Welcome Associate Professor, Emanuel Vespa

Emanuel Vespa received his Ph.D. in economics from the New York University in 2012. He was an assistant professor at UC Santa Barbara prior to joining UC San Diego this fall. His primary interests are in experimental and behavioral economics and his appointment will strengthen UC San Diego’s standing in these fields. He has published 12 papers in excellent journals including the American Economic Review.

A first area of his research explores the connection between difficulties with contingent reasoning and decision making in economics. Contingent reasoning is a type of cognitive sophistication widely assumed in economic models in which individuals need to make informational inferences from hypothetical events. His work has documented that failures in contingent reasoning can explain many well-known discrepancies between observed behavior and theoretical predictions in economics.
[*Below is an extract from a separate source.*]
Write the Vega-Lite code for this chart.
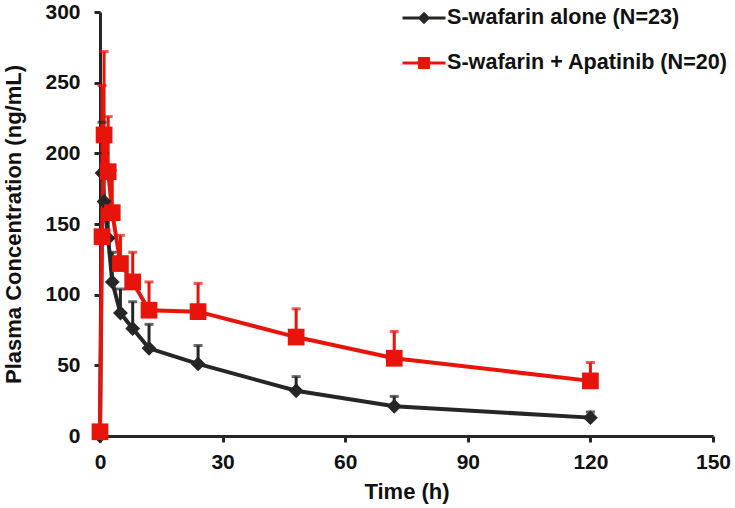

A second area of research focuses on understanding behavior in a class of games for which theoretical work does not produce clear predictions. More specifically, the theory predicts that many different types of behavior might be observed. Applied economists, who use these games to model economic problems, need to make strong assumptions to make predictions with little guidance. Manu has designed laboratory experiments that help produce empirical criteria to determine which assumptions are more reliable. His research in this area has received support from the National Science Foundation.

At UC Santa Barbara he received an Outstanding Graduate Student Mentor Award and at UC San Diego he will mentor students in his areas of research. He will to teach graduate and undergraduate courses in experimental and behavioral economics.